Marvin Bordelon, native of Avoyelles Parish, who led a distinguished  career as a priest, then left the priesthood in 1972 after his promising career that included recognition by a Pope and invitations  to international events, died Sunday in the Washington, D.C. area. He  was 83.

He was a theological writer and essayist. He also was a liberal thinker in a region then filled with conservatives, and was active in  Civil Rights and other controversial issues during his ten years as a priest in Shreveport.

Bordelon, born in 1923 and ordained in 1948, served as a pastor in Monroe and Simmsport before serving as a editor and manager of the  North Central Louisiana Register and as vice chancellor of the Alexandria Diocese before taking the helm of St. Joseph’s Church in  Shreveport in 1958.

In 1962, he traveled to Africa on a fact-finding mission for the church and was promoted to Papal Chamberlain by Pope John XXIII. He  also served as chaplain for the Shreveport-Bossier Catholic Physicians Guild.

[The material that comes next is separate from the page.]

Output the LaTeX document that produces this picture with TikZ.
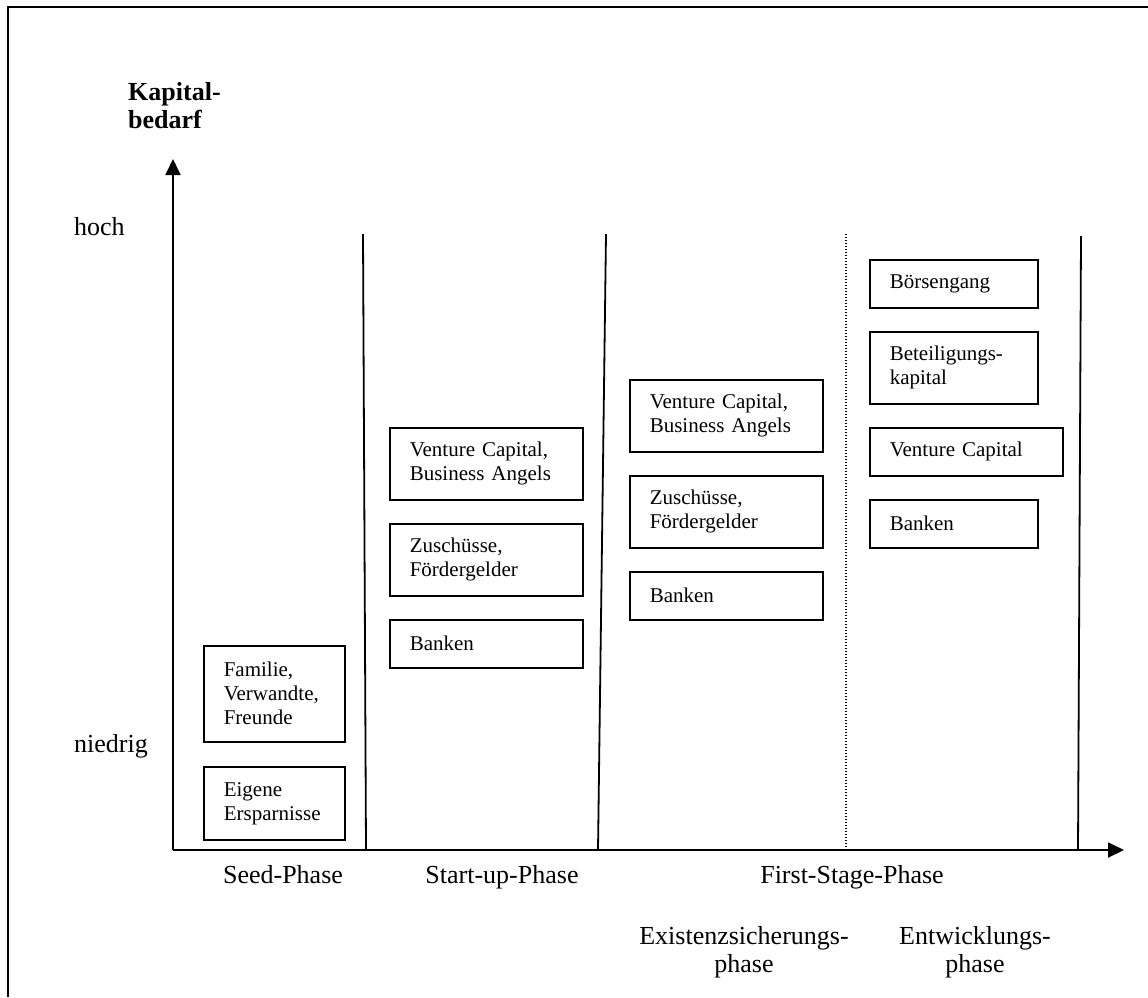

As an essayist, Bordelon tried to explain the implications of the Vatican II Council that liberalized the Church, a council is which he was an active participant. He also was a co-author of an influential book, “The Parish in a Time of Change.”

He left Shreveport in 1967 to become executive secretary of the newly formed U.S. Bishops Secretariat on World Justice and Peace in  Washington, D.C. and also was appointed by U.S. Secretary of State William P. Rogers as U.S. delegate to the United Nations Education, Scientific and Cultural Organization, or UNESCO. Three years later, he became director of the U.S. Catholic Conference’s Department of International Affairs.

Bordelon also was one of a small number of people invited in 1971 to an unprecedented gala birthday party for the Shah of Iran. Bordelon refused the invitation, and returned it. He also became an outspoken and highly visible opponent of the Vietnam War.

But in 1972, he left the priesthood after gaining papal permission to become a lay person, remaining in good standing with the church while marrying but unable to administer sacraments.

He was born in 1924 in Avoyelles, the son of the late Russel and Mary Lillian Bordelon of Bordelonville. He was preceeded in death by a brother, Donald.

Among survivors is his brother, Rev. Roland Bordelon, former pastor of Mansura.

A memorial Mass for Marvin Bordelon will be said Friday, Nov. 6, 2009 at 3:30 p.m. at St. Elizabeth Catholic Church on Montrose Road in Rockville, Md. Bordelon donated his body to Uniformed Services University of Health Sciences Medical School in Maryland.